For now, the March 8 alliance led by Hezbollah deputies and their Free Patriotic Movement allies, stood by Michel Aoun, a troubled 81-year-old candidate who wants the presidency on account of his 19 parliamentary votes among the 64 Christian seats. Aoun’s main foe in the March 14 alliance, led by former Prime Minister Sa’ad Hariri’s Future Movement, settled on the Lebanese Forces leader Samir Geagea.

Beyond the Geagea-Aoun rivalry, which lingered ever since the 1975-1990 Civil War, what differentiated the two men and their respective allies was how to manage Lebanese-Syrian ties.
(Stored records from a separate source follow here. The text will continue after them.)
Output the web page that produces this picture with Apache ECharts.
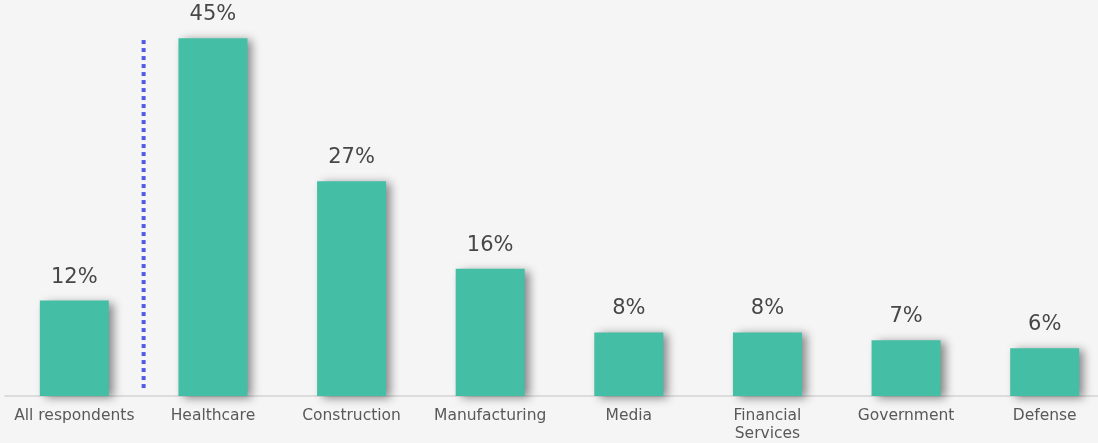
<!DOCTYPE html>
<html>
<head>
<meta charset="utf-8">
<script src="https://cdn.jsdelivr.net/npm/echarts@6/dist/echarts.min.js"></script>
<style>
  html, body { margin: 0; padding: 0; background: #f5f5f5; }
  #chart { width: 1098px; height: 443px; }
</style>
</head>
<body>
<div id="chart"></div>
<script>
// Share of respondents by sector
const categories = ['All respondents', 'Healthcare', 'Construction', 'Manufacturing', 'Media', 'Financial\nServices', 'Government', 'Defense'];
const values = [12, 45, 27, 16, 8, 8, 7, 6];
// Separator between the overall figure and the sectors (x in category units, y in percent)
const separator = [[0.5, 1.0], [0.5, 45]];

const chart = echarts.init(document.getElementById('chart'));
const font = '"DejaVu Sans", sans-serif';

chart.setOption({
  backgroundColor: '#f5f5f5',
  animation: false,
  grid: { left: 5, width: 1109, top: 0, bottom: 47, containLabel: false, outerBoundsMode: 'none' },
  xAxis: [
    {
      type: 'category',
      data: categories,
      axisLine: { lineStyle: { color: '#dcdcdc', width: 2 } },
      axisTick: { show: false },
      axisLabel: { color: '#595959', fontFamily: font, fontSize: 15.5, margin: 11, lineHeight: 18, interval: 0 }
    },
    {
      type: 'value',
      min: -0.5,
      max: 7.5,
      show: false
    }
  ],
  yAxis: {
    type: 'value',
    min: 0,
    max: 49.8,
    show: false,
    splitLine: { show: false }
  },
  series: [
    {
      type: 'bar',
      xAxisIndex: 0,
      data: values,
      barWidth: 69,
      itemStyle: {
        color: '#45bea6',
        shadowColor: 'rgba(0,0,0,0.45)',
        shadowBlur: 9,
        shadowOffsetX: 5,
        shadowOffsetY: 2
      },
      label: {
        show: true,
        position: 'top',
        distance: 13,
        formatter: '{c}%',
        color: '#474747',
        fontFamily: font,
        fontSize: 21
      }
    },
    {
      type: 'line',
      xAxisIndex: 1,
      data: separator,
      symbol: 'none',
      lineStyle: { color: '#4f5ce6', width: 4, type: [4, 4], cap: 'butt' },
      z: 1
    }
  ]
});
</script>
</body>
</html>
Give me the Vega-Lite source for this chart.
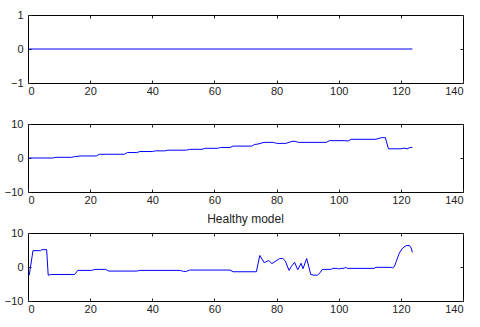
{
  "$schema": "https://vega.github.io/schema/vega-lite/v6.json",
  "autosize": {"type": "pad"},
  "padding": {"left": 3, "top": 8, "right": 5, "bottom": 5},
  "background": "white",
  "config": {
    "view": {"stroke": "black", "strokeWidth": 1},
    "axis": {
      "grid": false,
      "domain": false,
      "labelFont": "Liberation Sans",
      "labelFontSize": 11,
      "labelColor": "#222",
      "tickColor": "#222",
      "tickSize": -3,
      "format": "d",
      "title": null
    },
    "axisX": {"labelPadding": 5},
    "axisY": {"labelPadding": 8},
    "line": {"color": "#0000ff", "strokeWidth": 1}
  },
  "datasets": {
    "p1": [{"x": 0.4, "y": 0}, {"x": 123.7, "y": 0}],
    "p2": [
      {"x": 0.4, "y": 0}, {"x": 8, "y": 0}, {"x": 9, "y": 0.2}, {"x": 14, "y": 0.2}, {"x": 15, "y": 0.4},
      {"x": 17, "y": 0.6}, {"x": 22, "y": 0.6}, {"x": 23, "y": 1.1}, {"x": 31, "y": 1.1}, {"x": 32, "y": 1.6},
      {"x": 35, "y": 1.6}, {"x": 36, "y": 1.9}, {"x": 40, "y": 1.9}, {"x": 41, "y": 2.1}, {"x": 44, "y": 2.1},
      {"x": 45, "y": 2.3}, {"x": 51, "y": 2.3}, {"x": 52, "y": 2.55}, {"x": 56, "y": 2.55}, {"x": 57, "y": 2.85},
      {"x": 61, "y": 2.85}, {"x": 62, "y": 3.1}, {"x": 65, "y": 3.1}, {"x": 66, "y": 3.5}, {"x": 72, "y": 3.5},
      {"x": 73, "y": 4.0}, {"x": 74, "y": 4.1}, {"x": 76, "y": 4.6}, {"x": 79, "y": 4.6}, {"x": 80, "y": 4.3},
      {"x": 83, "y": 4.3}, {"x": 85, "y": 4.9}, {"x": 86, "y": 4.9}, {"x": 87, "y": 4.6}, {"x": 96, "y": 4.6},
      {"x": 97, "y": 5.1}, {"x": 102, "y": 5.1}, {"x": 103, "y": 5.0}, {"x": 104, "y": 5.5}, {"x": 112, "y": 5.5},
      {"x": 113, "y": 5.8}, {"x": 114, "y": 6.0}, {"x": 115, "y": 6.0}, {"x": 116, "y": 2.7}, {"x": 120, "y": 2.7},
      {"x": 121, "y": 2.9}, {"x": 122, "y": 2.7}, {"x": 123, "y": 3.1}, {"x": 123.7, "y": 3.1}
    ],
    "p3": [
      {"x": 0.4, "y": -2.4}, {"x": 1.6, "y": 4.8}, {"x": 4, "y": 4.8}, {"x": 4.5, "y": 5.1}, {"x": 6, "y": 5.1},
      {"x": 6.5, "y": -2.4}, {"x": 7.5, "y": -2.2}, {"x": 15, "y": -2.2}, {"x": 16, "y": -1.0}, {"x": 20.5, "y": -1.0},
      {"x": 21.5, "y": -0.7}, {"x": 25, "y": -0.7}, {"x": 26, "y": -1.2}, {"x": 35, "y": -1.2}, {"x": 36, "y": -1.0},
      {"x": 49, "y": -1.0}, {"x": 50, "y": -1.3}, {"x": 51, "y": -1.3}, {"x": 52, "y": -0.9}, {"x": 65, "y": -0.9},
      {"x": 66, "y": -1.4}, {"x": 73.5, "y": -1.4}, {"x": 74.6, "y": 3.4}, {"x": 76, "y": 1.3}, {"x": 77.5, "y": 1.9},
      {"x": 78.5, "y": 1.0}, {"x": 79.5, "y": 1.6}, {"x": 81, "y": 2.5}, {"x": 82, "y": 2.5}, {"x": 82.8, "y": 1.8},
      {"x": 84, "y": -1.0}, {"x": 84.7, "y": 0.1}, {"x": 85.8, "y": 1.4}, {"x": 86.8, "y": -0.8}, {"x": 87.9, "y": 1.1},
      {"x": 88.5, "y": -0.5}, {"x": 89.7, "y": 2.5}, {"x": 91, "y": -2.2}, {"x": 92, "y": -2.4}, {"x": 93.2, "y": -2.4},
      {"x": 94, "y": -1.7}, {"x": 94.7, "y": -0.7}, {"x": 97.5, "y": -0.7}, {"x": 98, "y": -0.4}, {"x": 99.6, "y": -0.4},
      {"x": 100.1, "y": -0.6}, {"x": 100.7, "y": -0.4}, {"x": 101.7, "y": -0.4}, {"x": 102.2, "y": -0.1}, {"x": 102.8, "y": -0.4},
      {"x": 111.4, "y": -0.4}, {"x": 112, "y": -0.1}, {"x": 116.8, "y": -0.1}, {"x": 117.4, "y": -0.3}, {"x": 118, "y": 0.3},
      {"x": 118.5, "y": 1.6}, {"x": 119.5, "y": 4.1}, {"x": 120.6, "y": 5.6}, {"x": 121.7, "y": 6.3}, {"x": 122.8, "y": 6.3},
      {"x": 123.3, "y": 5.6}, {"x": 123.7, "y": 4.3}
    ]
  },
  "vconcat": [
    {
      "width": 435, "height": 68,
      "data": {"name": "p1"},
      "layer": [
        {"mark": {"type": "line"},
         "encoding": {
           "x": {"field": "x", "type": "quantitative", "scale": {"domain": [0, 140], "nice": false, "zero": false}, "axis": {"values": [0, 20, 40, 60, 80, 100, 120, 140], "orient": "bottom"}},
           "y": {"field": "y", "type": "quantitative", "scale": {"domain": [-1, 1], "nice": false, "zero": false}, "axis": {"values": [-1, 0, 1], "orient": "left"}}
         }},
        {"mark": {"type": "line", "opacity": 0},
         "encoding": {
           "x": {"field": "x", "type": "quantitative", "scale": {"domain": [0, 140], "nice": false, "zero": false}, "axis": {"values": [0, 20, 40, 60, 80, 100, 120, 140], "orient": "top", "labels": false}},
           "y": {"field": "y", "type": "quantitative", "scale": {"domain": [-1, 1], "nice": false, "zero": false}, "axis": {"values": [-1, 0, 1], "orient": "right", "labels": false}}
         }}
      ],
      "resolve": {"scale": {"x": "independent", "y": "independent"}, "axis": {"x": "independent", "y": "independent"}}
    },
    {
      "width": 435, "height": 68,
      "data": {"name": "p2"},
      "layer": [
        {"mark": {"type": "line"},
         "encoding": {
           "x": {"field": "x", "type": "quantitative", "scale": {"domain": [0, 140], "nice": false, "zero": false}, "axis": {"values": [0, 20, 40, 60, 80, 100, 120, 140], "orient": "bottom"}},
           "y": {"field": "y", "type": "quantitative", "scale": {"domain": [-10, 10], "nice": false, "zero": false}, "axis": {"values": [-10, 0, 10], "orient": "left"}}
         }},
        {"mark": {"type": "line", "opacity": 0},
         "encoding": {
           "x": {"field": "x", "type": "quantitative", "scale": {"domain": [0, 140], "nice": false, "zero": false}, "axis": {"values": [0, 20, 40, 60, 80, 100, 120, 140], "orient": "top", "labels": false}},
           "y": {"field": "y", "type": "quantitative", "scale": {"domain": [-10, 10], "nice": false, "zero": false}, "axis": {"values": [-10, 0, 10], "orient": "right", "labels": false}}
         }}
      ],
      "resolve": {"scale": {"x": "independent", "y": "independent"}, "axis": {"x": "independent", "y": "independent"}}
    },
    {
      "width": 435, "height": 68,
      "data": {"name": "p3"},
      "title": {"text": "Healthy model", "font": "Liberation Sans", "fontSize": 12, "fontWeight": "normal", "color": "#222", "offset": 1, "frame": "group", "anchor": "middle"},
      "layer": [
        {"mark": {"type": "line"},
         "encoding": {
           "x": {"field": "x", "type": "quantitative", "scale": {"domain": [0, 140], "nice": false, "zero": false}, "axis": {"values": [0, 20, 40, 60, 80, 100, 120, 140], "orient": "bottom"}},
           "y": {"field": "y", "type": "quantitative", "scale": {"domain": [-10, 10], "nice": false, "zero": false}, "axis": {"values": [-10, 0, 10], "orient": "left"}}
         }},
        {"mark": {"type": "line", "opacity": 0},
         "encoding": {
           "x": {"field": "x", "type": "quantitative", "scale": {"domain": [0, 140], "nice": false, "zero": false}, "axis": {"values": [0, 20, 40, 60, 80, 100, 120, 140], "orient": "top", "labels": false}},
           "y": {"field": "y", "type": "quantitative", "scale": {"domain": [-10, 10], "nice": false, "zero": false}, "axis": {"values": [-10, 0, 10], "orient": "right", "labels": false}}
         }}
      ],
      "resolve": {"scale": {"x": "independent", "y": "independent"}, "axis": {"x": "independent", "y": "independent"}}
    }
  ],
  "spacing": 41,
  "bounds": "flush"
}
Aoun, who fled the country and lived in exile in France because he once rejected Syrian domination, and Geagea, who became the only leader to pay a judicial price—11 years in jail including eight in solitary confinement—for the pending conflict, sang contradictory tunes. Aoun flipped from being an anti-Syrian to a pro-Syrian politician after he returned from Paris in 2005—allegedly because Syria pulled its troops out of Lebanon and no longer occupied it—and Geagea received a full parliamentary pardon even if he did not adapt to Damascus.

On the contrary, he blamed Syria and condemned Hezbollah—as well as Aoun—for immersing themselves in the Syrian civil war. Of course, while Geagea offered to withdraw in favour of a candidate acceptable to both sides, the onus was on finding a nominee that would not be beholden to Damascus.

That was not easy when fundamental differences remained. For Ohannes Geukjian, a lecturer in political science and conflict resolution at the American University of Beirut, successive governments were “unable to prevent Lebanon from being sucked into the Syrian maelstrom” that, despite the unanimously approved June 2012 Baabda Declaration that ushered in a policy of dissociation from the Syrian powder-keg, led to an embarrassing performance.

Then Foreign Minister Adnan Mansour violated the Baabda testament when he called for Damascus to be allowed to retake its seat at the League of Arab States during a March 2013 meeting of Arab foreign ministers in Cairo.

This was but a mere illustration of how far apart Lebanese elites were on life and death matters that, not surprisingly, meant that few could agree on a presidential nominee.

One scholar who wished to remain anonymous, summarized the dilemma best when he declared: “No president in Lebanon seems to be working... can we try it here for a couple years?”